Another cautionary tale in using two percentages nearly 20 years apart to make a point about economic growth. Over the weekend I came across a story that said the jobless rate in the South L.A. community of Westmont was 24 percent, compared with 17 percent in 1992. "Blacks in South L.A. have a bleaker jobs picture than in 1992," was the headline over the LAT piece. Well, that's true, as far as it goes. But left out was the stuff that happened in between: The end of a recession, several years of above-average growth, another recession, another burst of growth, the recent Great Recession, and finally the halting recovery. All these inflections resulted in substantial swings of the Westmont unemployment rate. Take a look:
--2000: 11%
--2001: 11.5%
--2002: 13.6%
--2003: 14%
--2004: 13.1%
--2005: 11.3%
--2006: 10.2%
--2007: 10.7%
--2008: 15.4%
--2009: 22.8%
--2010: 24.%%
--2011: 24%
Last month the jobless rate fell slightly, to 23.2 percent, and it's a good bet we'll see further declines in the coming months. Point is, these numbers tend to fluctuate, depending on what's going on with the rest of the national economy. So it would be misleading to imply that South L.A.'s economy has only gotten worse since the riots.

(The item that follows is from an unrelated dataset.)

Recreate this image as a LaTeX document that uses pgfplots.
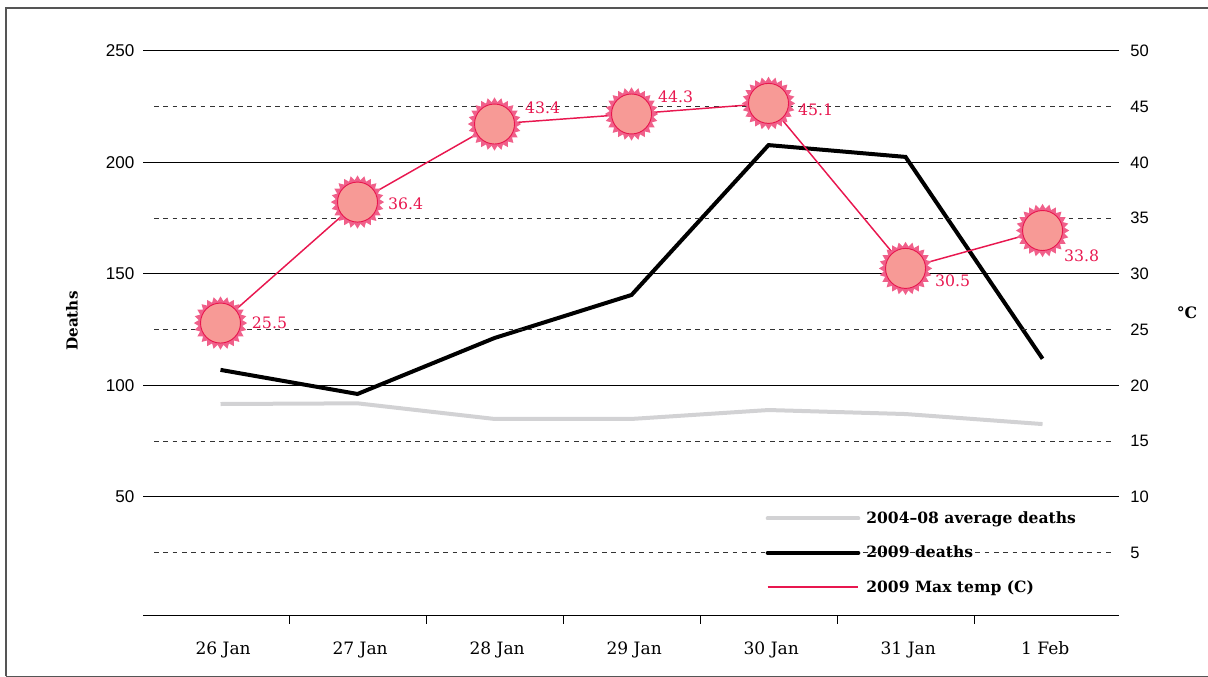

As with the rest of L.A., it's gotten better, then worse, then better, then worse, then slightly better. That's how economies work. And the riots really didn't have much to do with it, one way or another. One other note worth mentioning: For years, the unemployment rate in South L.A. has been roughly twice that of L.A. County. So when Westmont had a jobless rate of 10.2 percent in 2006, the county was at an unusually low 4.8 percent. Then again, this gap had been in place well before 1992, reflecting the kind of chronic long-term problems that make change so difficult.